L'axe de l'anticlinal des Aït Lamine se complique vers le sud, du repli constitué par l'anticlinal de la Kasbah, très aigu et presque chevauchant sur la plaine du Souss.



Sur le rivage entre les pointes de Sahnoun et d'Aghezdis à 2 km au NW d'Agadir, le léger synclinal d'Anza affecte la voûte anticlinale d'Aït Lamine suivi au sud du brachyanticlinal d'Agadir-Kasbah ; large de 1 km, celui-ci s'étend sur 3,5 km de longueur depuis l'Océan en direction NE puis E.


Une faille parallèle prend en écharpe et décroche de 1.200 m en plan l'axe anticlinal ; au Nord de Talborjt, une autre faille de moindre importance décroche encore mais légèrement son axe.

Cet anticlinal, est surmonté en discordance par des placages de grès.

 

 

Destructions
Les destructions importantes produites par le séisme du 29 février 1960 qui était de magnitude modérée 5,7 sur l'échelle de Richter, sont en rapport avec ces accidents.
Les destructions majeures ont concerné la zone particulière dite "pré-atlasique" décrite par R. Ambroggi dans laquelle se trouvent les quartiers d'Anza, Aghezdis, Kasbah, Iachech, Founti, Talborjt et Quartier Administratif. Les quartiers de la Ville Nouvelle et du Quartier Industriel sont situés dans la zone synclinale du Souss. Le Front de mer débute dans la zone pré-atlasique et se poursuit dans la zone synclinale du Souss.

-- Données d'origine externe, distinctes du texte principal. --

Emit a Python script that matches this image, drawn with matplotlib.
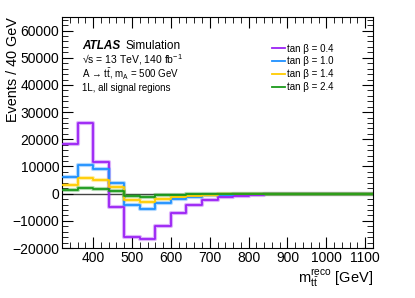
import matplotlib
matplotlib.use("Agg")
import matplotlib.pyplot as plt
from matplotlib.ticker import MultipleLocator
import numpy as np

plt.rcParams['font.family'] = ['Liberation Sans', 'DejaVu Sans']
plt.rcParams['mathtext.fontset'] = 'custom'
plt.rcParams['mathtext.rm'] = 'Liberation Sans'
plt.rcParams['mathtext.it'] = 'Liberation Sans:italic'

edges = np.arange(320, 1121, 40)
labels = ['tan β = 0.4', 'tan β = 1.0', 'tan β = 1.4', 'tan β = 2.4']
colors = ['#9B22F5', '#1E90FF', '#FFCC00', '#1A9A1A']

tb04 = [18300, 25900, 11800, -4900, -15900, -16700, -11800, -7300, -4300, -2400,
        -1200, -700, -400, -250, -150, -100, -60, -40, -20, -10]
tb10 = [6000, 10600, 9100, 3900, -4000, -5700, -3300, -1800, -1100, -600,
        -350, -200, -120, -80, -50, -30, -20, -10, -5, 0]
tb14 = [3300, 5900, 5100, 2600, -2200, -3200, -1800, -1200, -800, -400,
        -250, -150, -90, -60, -40, -20, -10, -5, 0, 0]
tb24 = [1200, 2100, 1800, 1100, -800, -1200, -600, -400, -250, -150,
        -90, -60, -40, -20, -10, -5, 0, 0, 0, 0]
series = [tb04, tb10, tb14, tb24]

fig = plt.figure(figsize=(4.15, 2.98), dpi=100)
ax = fig.add_axes([62 / 415, 1 - 248 / 298, 311 / 415, 231 / 298])

ax.axhline(0, color='#444444', lw=1.0, zorder=1)
for vals, col, lab in zip(series, colors, labels):
    v = np.append(vals, vals[-1])
    ax.step(edges, v, where='post', color=col, lw=3.0, alpha=0.35, zorder=2)
    ax.step(edges, v, where='post', color=col, lw=1.3, label=lab, zorder=3)

ax.set_xlim(320, 1120)
ax.set_ylim(-20000, 65000)
ax.xaxis.set_major_locator(MultipleLocator(100))
ax.xaxis.set_minor_locator(MultipleLocator(20))
ax.yaxis.set_major_locator(MultipleLocator(10000))
ax.yaxis.set_minor_locator(MultipleLocator(2000))
ax.tick_params(which='both', direction='in', top=True, right=True, labelsize=10)
ax.tick_params(which='major', length=8, pad=2)
ax.tick_params(which='minor', length=4)

ax.set_ylabel('Events / 40 GeV', fontsize=10.4, loc='top')
ax.yaxis.set_label_coords(-0.135, 1.0)
ax.set_xlabel(r'm$_{\mathrm{t\bar{t}}}^{\mathrm{reco}}$ [GeV]', fontsize=10.5, loc='right', labelpad=2)

tx = 0.065
ax.text(tx, 0.862, 'ATLAS', transform=ax.transAxes, fontsize=8.5, fontweight='bold', fontstyle='italic')
ax.text(tx + 0.14, 0.862, 'Simulation', transform=ax.transAxes, fontsize=8.5)
ax.text(tx, 0.8, r'√s = 13 TeV, 140 fb$^{-1}$', transform=ax.transAxes, fontsize=7.5)
ax.text(tx, 0.735, r'A → t$\mathrm{\bar{t}}$, m$_{\mathrm{A}}$ = 500 GeV', transform=ax.transAxes, fontsize=7)
ax.text(tx, 0.68, '1L, all signal regions', transform=ax.transAxes, fontsize=7)

ax.legend(loc='upper left', bbox_to_anchor=(0.675, 0.885), frameon=False, fontsize=7,
          handlelength=1.3, handletextpad=0.3, labelspacing=0.3, handleheight=0.7,
          borderaxespad=0, borderpad=0)

fig.savefig('out.png', dpi=100)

Les destructions ont été maximales le long de la flexure sud d'Agadir (accident pré-atlasien méridional) jalonnée au N (et d'E en W) par la pointe rocheuse du Port, la Kasbah, le ravin Nord de Talborjt, les maisons Nord de Yachech et au Sud par le ravin de Tildi (c'est-à-dire la faille de Tildi) " qui prend en écharpe la flexure et la coupe au biseau, la pointe du biseau étant matérialisée par Yachech " (Rapport Ambroggi).

 

Les destructions ont concerné l'anticlinal de la Kasbah, les quartiers d'Agadir adossés à la branche sud de la flexure et le village de Yachech adossé à cette flexure et à la faille du Tildi qui la relaie (G. Choubert et A. Faure-Muret, p. 64).
La zone synclinale du Souss semble avoir joué le rôle d'amortisseur, puisque les destructions n'ont été sensibles qu'au voisinage immédiat de la zone pré-atlasique.
La zone pré-atlasique a "encaissé" les secousses destructrices dans toute sa largeur (10 à 12 km du N au S) entre l'accident sud-atlasien et l'accident pré-atlasien méridional et sur une longueur de 15 km d'W en E.

Les deux accidents principaux : sud-atlasien et pré-atlasien méridional ont limité le séisme destructeur à la zone pré-atlasique.
Deux des trois accidents secondaires (faille du Tildi et faille du Lahouar) ont fait écran à la propagation des ondes longitudinales à l'intérieur de la zone pré-atlasique. Celle de Tildi en faisant des victimes, celle de Lahouar en les arrêtant.

Selon le Pr Rothé le séisme d'Agadir a été causé par un mouvement qui s'est produit à 2 ou 3 km de profondeur au sein de la zone pré-atlasique. Ce mouvement a entrainé une amorce de rupture le long de la flexure sud-atlasique qui a joué le rôle de charnière entre l'Atlas plissé et la fosse de subsidence de la plaine du Souss (Rothé, p. 15).

Ambroggi situe quant à lui l'épicentre du séisme, à la Kasbah même ou légèrement au S-W soit à l'intersection de l'accident pré-atlasique et de la faille de la Kasbah, très près du rivage.

La Kasbah fut détruite à quasiment 100%. Seules une ou deux constructions dont l'école résistèrent au séisme.

À Agadir, juste avant le séisme de 1960, on ignorait l'existence d'un tremblement de terre récent ou même ancien ayant pu affecter la ville. Le Pr. Rothé cite un document évoquant la destruction de Santa-Cruz en 1731 que G. Roux, ancien directeur du Service de Physique du Globe et de Météorologie du Maroc identifia avec Agadir (Von Hoff, 1840) Von Hoff écrit : 1731 (ohne Ang d. Tages). Ein Erdbeben verwüstet die Stadt Sainte-Croix in Marocco (d'après Verneur, Journal des Voyages, T XV, p. 50) (Rothé, in Le séisme d'Agadir et la sismicité du Maroc) (Rothé, in Le tragique bilan des séismes de 1960 incombe en grande partie à la mauvaise qualité des constructions).